Fan Mounting Direction

2011_DCPL_Catalogue-15 - Fan Mounting Options.jpg


 As a primary cooling source electric fans provide:

  • Economical replacement for failed original equipment.
  • 5-10% increase in engine power and fuel saving when replacing fan clutch and fan assemblies
  • Reversible blades for pusher (upstream) or puller (downstream) applications
  • Compatibility with all electric fan controls
  • Coverage for a wide variety of applications


As an add-on cooling source electric fans provide:

  • Constant air flow regardless of vehicle speed constant air flow across the condenser
  • Increased air conditioning performance due to constant air flow across the condenser
  • With the conversion from R12 to R-134A refrigerant there is a need for additional condenser cooling to ensure the overall improved efficiency of the cooling system
  • Increased fuel economy All of our electric fans kits are packaged complete with instructions and mounting hardware for quick and easy installation



  1. Fan facing wrong direction.
  2. Fan rotating wrong direction.
  3. Fan wired to coil or alternator (only 8 Volts.)
  4. No condenser fan.
  5. Temperature gauge faulty - disagrees with thermometer in radiator.
  6. Towing a heavy caravan.
  7. Inadequate kit fitted.
  8. Oil cooler obstructing ram air.
  9. Insect screen obstructing ram air.
  10. Driving lights obstructing ram air.
  11. Number plate obstructing race air.
  12. Battery not up to 13 Volts.
  13. Insufficient water in radiator.
  14. Radiator
  15. Radiator cap faulty allowing water to boil at 100°C.
  16. Thermostat faulty.
  17. Electric motor faulty.
  18. Fan not in hot corner of radiator.
  19. Engine out of tune or idling too fast.

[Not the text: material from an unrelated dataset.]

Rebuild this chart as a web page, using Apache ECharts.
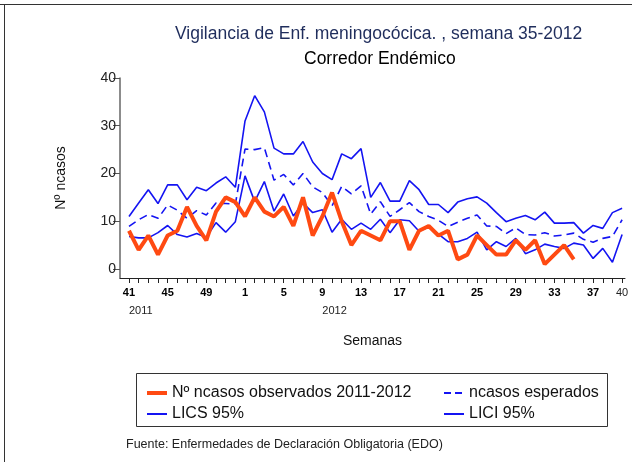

Straight vs. Curved Fan Blades - Dispelling the Myth!
The relative merits and technology of curved vs. straight fan blades, has been debated for some time. Davies, Craig conducted an extensive research program to formulate the design of fans in which several design types including curved blades with and without a ring were considered. Curved blades generated less noise but at the expense of a significant loss in performance caused by the fact that curved blades stall at a lower static pressure than straight blades. If a fan moves less air, then, simply you can expect less noise. As shown in the performance curves below, Davies, Craig Thermatic Fan outperforms its competitor across the full pressure range:



Noise Control: Most fan noise is generated from a blade passing a shroud strut. The noise level is higher when the whole length of a blade overlaps/passes a shroud strut and if all the blades pass all the struts of a shroud at the same time, NOISE IS AT ITS WORST. Some manufacturers have chosen to curve the blades and keep the struts straight. Since this approach significantly affects performance, Davies, Craig has proven it's best to adopt the reverse approach of having straight blades and curving the struts.
Our investigations also found that when air flowed in layers (laminar flow), it breaks up into counter rotating airflow vortices (whirlwinds): Figure 2



These vortices consume energy and therefore reduce the airflow. It was found that by inserting triangular protrusions near the leading edge of the blade, the air is tripped into going into vortices earlier but they were much smaller and removed much less energy therefore making the blade more efficient (Figure 3).


The idea of a ring around the blade tips was also researched and rejected since the performance suffered due to the increased energy required to propel the blade with the extra weight at the tips. While the purpose of a ring is to reduce losses from air passing from the high-pressure side of the blade to the low-pressure side as shown, Davies, Craig managed to achieve this by adding winglets to the blade tips without energy loss.


When all aspects of blade design are considered, straight blades with trips, winglets and the correct shroud is the optimum, test-proven combination for efficient fan operation.